D64 Assignment #1

Due Monday, January 24, 2000 at 4:00pm.

The assignment should be turned in before class on Monday.

Problem Set

1. (25 pts.) Consider a disk with the following characteristics:
   • There are seven platters, each of which has two surfaces.
   • There are 5000 tracks per surface.
   • Each track stores (on average) 102400 bytes of data.
   • A sector contains 512 bytes.
   • The gaps occupy 7% of a track.
   • The disk platters rotate at 10400RPM.
   • It takes 0.8ms to start or stop the head assembly, and 1ms to travel every 600 cylinders once the assembly is moving.

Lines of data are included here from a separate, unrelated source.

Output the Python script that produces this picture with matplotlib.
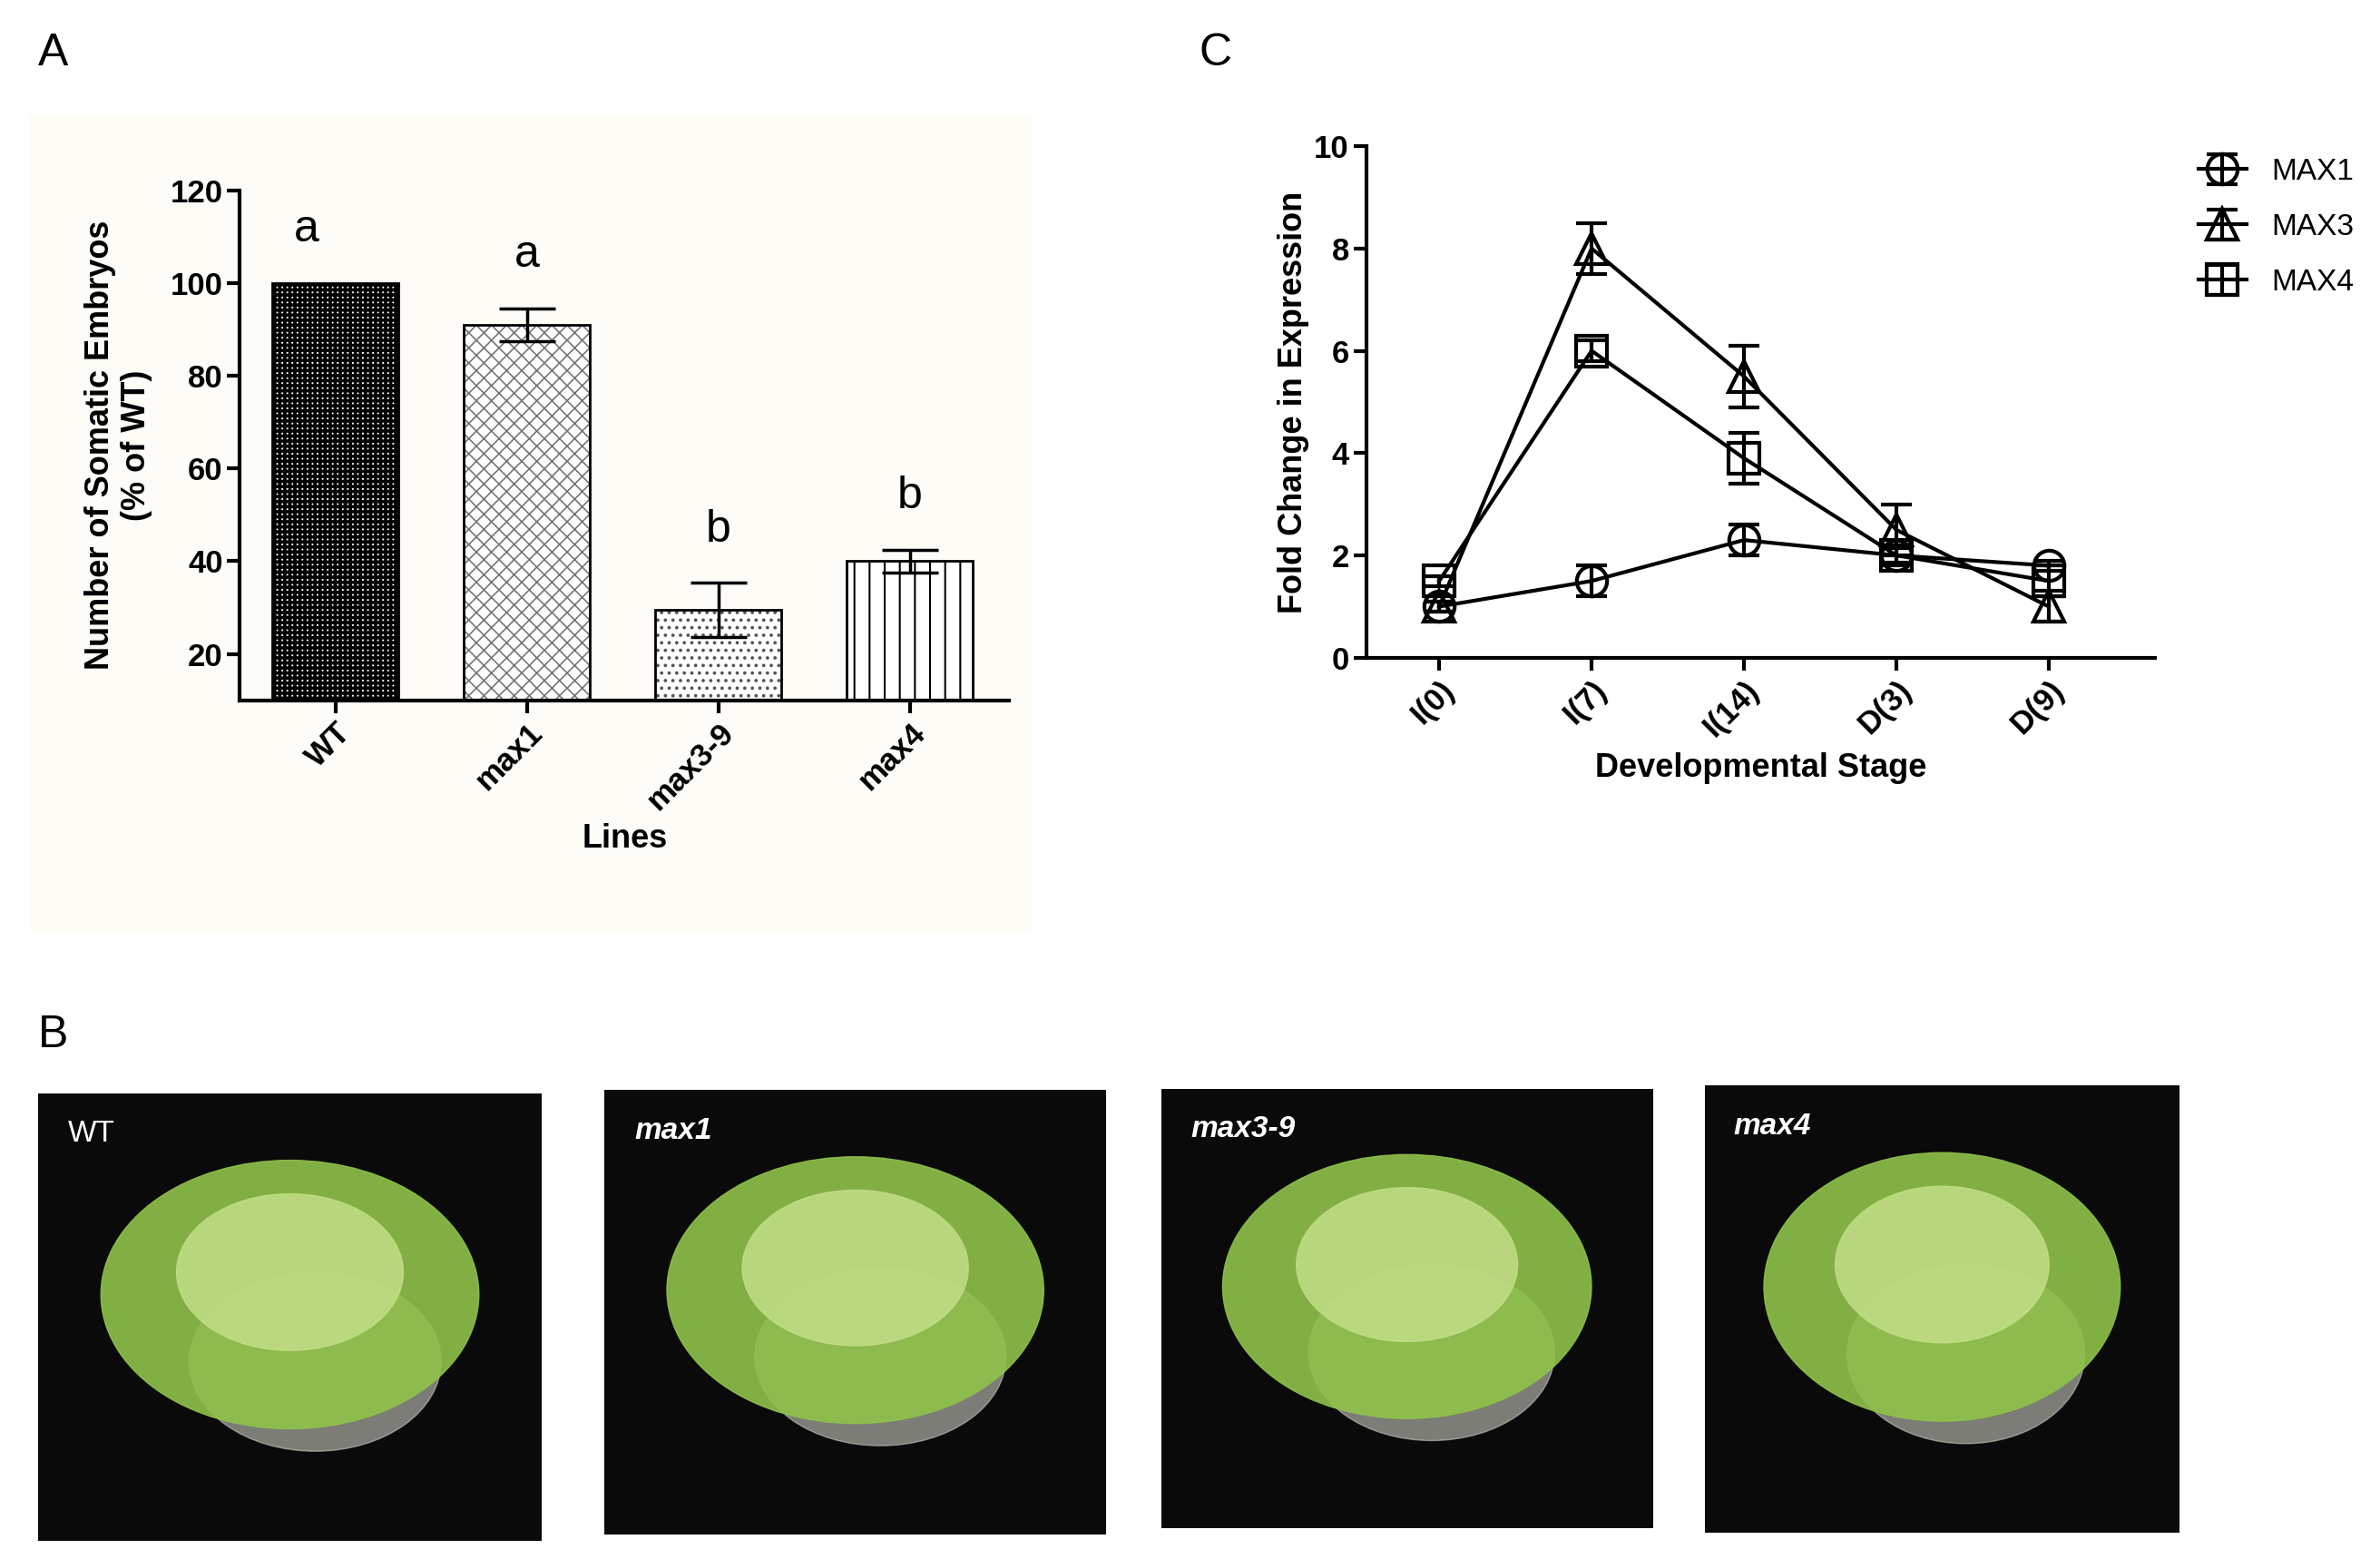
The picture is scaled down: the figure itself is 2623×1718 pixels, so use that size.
import matplotlib.pyplot as plt
import numpy as np
from matplotlib.patches import Ellipse

# Panel A data
lines = ['WT', 'max1', 'max3-9', 'max4']
embryos = [100, 91, 29.5, 40]
embryos_err = [0, 3.5, 5.8, 2.5]
letters = ['a', 'a', 'b', 'b']
hatches = ['+++', 'xx', '..', '|']

# Panel C data
stages = ['I(0)', 'I(7)', 'I(14)', 'D(3)', 'D(9)']
max1 = [1.0, 1.5, 2.3, 2.0, 1.8]
max1_err = [0.1, 0.3, 0.3, 0.15, 0.1]
max3 = [1.0, 8.0, 5.5, 2.5, 1.0]
max3_err = [0.1, 0.5, 0.6, 0.5, 0.3]
max4 = [1.5, 6.0, 3.9, 2.0, 1.5]
max4_err = [0.1, 0.2, 0.5, 0.2, 0.3]

photo_labels = ['WT', 'max1', 'max3-9', 'max4']

W, H = 1568, 1024
def rect(x0, y0, x1, y1):
    return [x0 / W, 1 - y1 / H, (x1 - x0) / W, (y1 - y0) / H]

plt.rcParams['font.family'] = ['Liberation Sans', 'DejaVu Sans']
plt.rcParams['hatch.linewidth'] = 1.5
fig = plt.figure(figsize=(26.23, 17.18), dpi=100)

# ---- Panel A ----
bg = fig.add_axes(rect(20, 75, 680, 612), zorder=-5)
bg.set_facecolor('#fdfcf7')
bg.set_xticks([])
bg.set_yticks([])
for s in bg.spines.values():
    s.set_visible(False)

ax = fig.add_axes(rect(158, 125, 665, 460))
ax.patch.set_alpha(0)
x = np.arange(len(lines))
bars = ax.bar(x, embryos, width=0.66, color='white', edgecolor='black', linewidth=2)
hw = [2.6, 1.2, 1.5, 1.5]
hc = ['black', '#777777', '#555555', 'black']
for b, h, w, c in zip(bars, hatches, hw, hc):
    b.set_hatch(h)
    b.set_hatch_linewidth(w)
    b._hatch_color = plt.matplotlib.colors.to_rgba(c)
ax.errorbar(x[1:], embryos[1:], yerr=embryos_err[1:], fmt='none', ecolor='black',
            elinewidth=2.5, capsize=22, capthick=2.5)
for xi, v, e, l in zip(x, embryos, embryos_err, letters):
    ax.text(xi - (0.15 if xi == 0 else 0), v + e + 7, l, ha='center', va='bottom', fontsize=36)
ax.set_ylim(10, 120)
ax.set_xlim(-0.5, 3.52)
ax.set_yticks([20, 40, 60, 80, 100, 120])
ax.set_xticks(x)
ax.set_xticklabels(lines, rotation=45, ha='right', rotation_mode='anchor', fontweight='bold')
ax.tick_params(labelsize=25, width=3, length=10)
for s in ['top', 'right']:
    ax.spines[s].set_visible(False)
for s in ['left', 'bottom']:
    ax.spines[s].set_linewidth(3)
ax.set_ylabel('Number of Somatic Embryos\n(% of WT)', fontsize=26, fontweight='bold', labelpad=14)
ax.set_xlabel('Lines', fontsize=26, fontweight='bold', labelpad=6)
for lbl in ax.get_yticklabels():
    lbl.set_fontweight('bold')

# ---- Panel C ----
ax2 = fig.add_axes(rect(900, 96, 1420, 432))
xs = np.arange(len(stages))
kw = dict(color='black', linewidth=3, markersize=24, markerfacecolor='none',
          markeredgewidth=3, capsize=12, capthick=3, elinewidth=3)
ax2.errorbar(xs, max1, yerr=max1_err, marker='o', label='MAX1', **kw)
ax2.errorbar(xs, max3, yerr=max3_err, marker='^', label='MAX3', **kw)
ax2.errorbar(xs, max4, yerr=max4_err, marker='s', label='MAX4', **kw)
ax2.set_ylim(0, 10)
ax2.set_xlim(-0.48, 4.7)
ax2.set_yticks([0, 2, 4, 6, 8, 10])
ax2.set_xticks(xs)
ax2.set_xticklabels(stages, rotation=45, ha='right', rotation_mode='anchor', fontweight='bold')
ax2.tick_params(labelsize=25, width=3, length=10)
for lbl in ax2.get_yticklabels():
    lbl.set_fontweight('bold')
for s in ['top', 'right']:
    ax2.spines[s].set_visible(False)
for s in ['left', 'bottom']:
    ax2.spines[s].set_linewidth(3)
ax2.set_ylabel('Fold Change in Expression', fontsize=26, fontweight='bold')
ax2.set_xlabel('Developmental Stage', fontsize=26, fontweight='bold', labelpad=8)
ax2.legend(loc='upper left', bbox_to_anchor=(1.02, 1.03), frameon=False, fontsize=24,
           handlelength=1.6, labelspacing=0.9)

# ---- Panel B (photo placeholders) ----
boxes = [(25, 718, 357, 1012), (398, 716, 729, 1008), (765, 715, 1089, 1004), (1123, 713, 1436, 1007)]
for (x0, y0, x1, y1), lab in zip(boxes, photo_labels):
    pa = fig.add_axes(rect(x0, y0, x1, y1))
    pa.set_facecolor('#0a0a0a')
    pa.set_xlim(0, 1)
    pa.set_ylim(0, 1)
    pa.add_patch(Ellipse((0.55, 0.4), 0.5, 0.4, color='#c9cbbf', alpha=0.6))
    pa.add_patch(Ellipse((0.5, 0.55), 0.75, 0.6, color='#8fc24a', alpha=0.9))
    pa.add_patch(Ellipse((0.5, 0.6), 0.45, 0.35, color='#c6e08a', alpha=0.8))
    pa.set_xticks([])
    pa.set_yticks([])
    for s in pa.spines.values():
        s.set_visible(False)
    pa.text(0.06, 0.94, lab, transform=pa.transAxes, color='white', fontsize=24,
            va='top', style='normal' if lab == 'WT' else 'italic', fontweight='bold' if lab != 'WT' else 'normal')

fig.text(25 / W, 1 - 35 / H, 'A', fontsize=36, va='center')
fig.text(790 / W, 1 - 35 / H, 'C', fontsize=36, va='center')
fig.text(25 / W, 1 - 680 / H, 'B', fontsize=36, va='center')

fig.savefig('out.png', dpi=100, facecolor='white')
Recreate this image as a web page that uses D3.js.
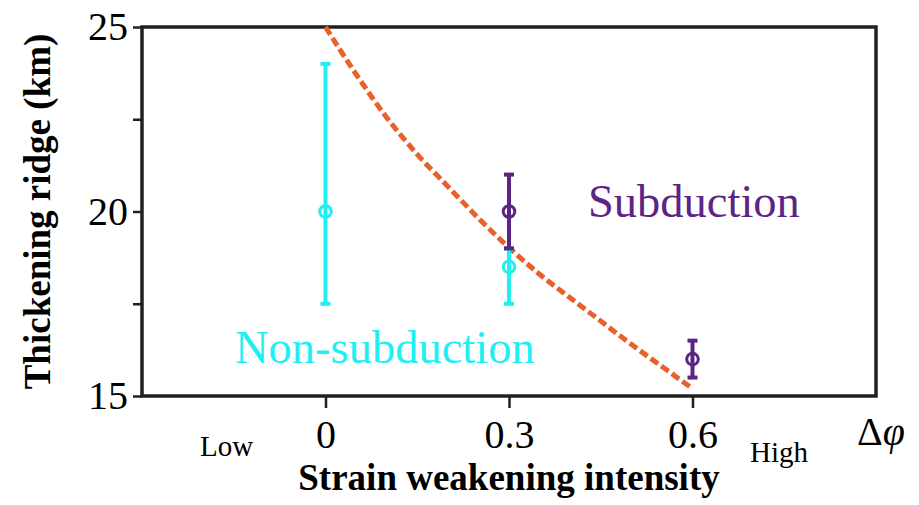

   Answer the following questions:

   1. How many sectors are there on a track? What is the capacity of each surface? What is the capacity of the disk?
   2. How many cylinders does the disk have?
   3. What is the maximum rotational latency?
   4. Assuming that only 1 track can be read at a time, what is the maximum throughput of the drive? What if an entire cylinder can be read at once?
   5. What is the worst case seek time? What is the average seek time?

2. (20 pts.) For this problem, use the drive described in problem 1 and assume that blocks are 4096 bytes.

   Answer the following questions:

   1. What is the worst case time to read 1 block? What is the best case time? What is the average time?
   2. Repeat part 1 but assume we want to read 4 contiguous blocks.
   3. What is the worst case time to write 1 block? What is the best case time? What is the average time? Assume that we want to verify the block has been written correctly.
   4. What is the worst case time to modify 1 block? What is the best case time? What is the average time? Assume that we want to verify the block has been written correctly.

3. (15 pts.) Suppose we are using RAID level 6 as shown in Figure 2.16. Further, suppose that sector 0 of the four data disks contains the following:

   Disk #	Sector 0 Value
   1	1100001011
   2	0110111001
   3	1000010111
   4	1011011001

   Answer the following two questions:

   1. What will be the value of sector 0 in redundant disks 5,6, and 7?
   2. If data disk 3 and redundant disk 7 fail, what are the steps to restore them? Show the step by step results for sector 0 in each replaced disk.

4. (15 pts.) Consider the stable storage algorithm as described in section 2.5.3. Suppose that there is a sector X that is very rarely written (i.e. it is a sector that stores schema information for a mature database application). Our concern is that if X_R decays before X_L, when X_L finally decays we will have completely lost the sector. Consider changing the book's algorithm to alternatively read X_R and X_L instead of always reading X_L. Will this address our concern? Does it introduce any new problems?